═══ Source excerpt

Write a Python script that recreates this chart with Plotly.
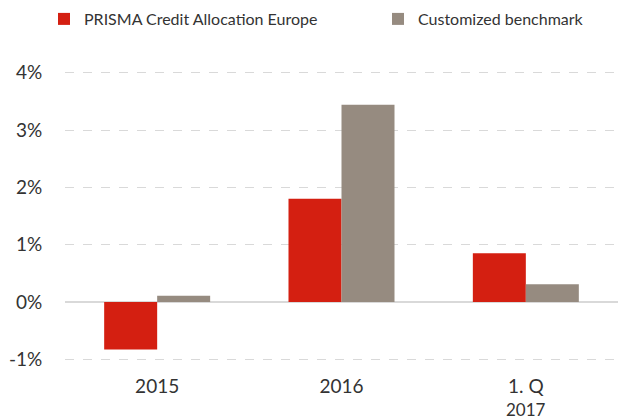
import plotly.graph_objects as go

categories = ["2015", "2016", "1. Q 2017"]
category_labels = ["2015", "2016", "1. Q"]
category_sublabels = ["", "", "2017"]
prisma = [-0.83, 1.80, 0.85]
benchmark = [0.11, 3.44, 0.31]
tick_vals = [-1, 0, 1, 2, 3, 4]
tick_text = ["-1%", "0%", "1%", "2%", "3%", "4%"]

fig = go.Figure()
fig.add_trace(go.Bar(x=categories, y=prisma, name="PRISMA Credit Allocation Europe",
                     marker=dict(color="#D41F11", line=dict(width=0)), legend="legend"))
fig.add_trace(go.Bar(x=categories, y=benchmark, name="Customized benchmark",
                     marker=dict(color="#968B80", line=dict(width=0)), legend="legend2"))

for cat, sub in zip(categories, category_sublabels):
    if sub:
        fig.add_annotation(x=cat, y=0, xref="x", yref="paper", text=sub,
                           showarrow=False, yanchor="middle", yshift=-48,
                           font=dict(size=17, color="#333333"))

font_family = "Lato, 'Open Sans', sans-serif"
leg_common = dict(orientation="h", xref="container", yref="container", xanchor="left",
                  yanchor="middle", y=1 - 19 / 419, font=dict(size=16, color="#333333"),
                  itemwidth=30, bgcolor="rgba(0,0,0,0)")
fig.update_layout(
    width=630, height=419,
    margin=dict(l=65, r=12, t=71, b=58),
    paper_bgcolor="white", plot_bgcolor="white",
    barmode="group", bargap=0.425, bargroupgap=0,
    font=dict(family=font_family, size=17, color="#333333"),
    showlegend=True,
    legend=dict(x=44 / 630, **leg_common),
    legend2=dict(x=378 / 630, **leg_common),
    xaxis=dict(showgrid=False, showline=False, ticks="outside", ticklen=8,
               tickcolor="rgba(0,0,0,0)", tickvals=categories, ticktext=category_labels,
               tickfont=dict(size=19), automargin=False),
    yaxis=dict(range=[-1.03, 4.03], tickvals=tick_vals, ticktext=tick_text,
               showgrid=True, gridcolor="#D9D9D9", griddash="dash", gridwidth=1,
               zeroline=True, zerolinecolor="#D9D9D9", zerolinewidth=2,
               showline=False, ticks="outside", ticklen=18, tickcolor="rgba(0,0,0,0)",
               tickfont=dict(size=19), automargin=False),
)

fig.write_html("out.html", post_script="document.body.style.margin='0';",
               config={"displayModeBar": False})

══════

● **To do**
Begin at the first line of the data above and repeat each line exactly, stopping after the line containing "import plotly.graph_objects as go". Omit the pictures.

● **Task answer**
Write a Python script that recreates this chart with Plotly.
import plotly.graph_objects as go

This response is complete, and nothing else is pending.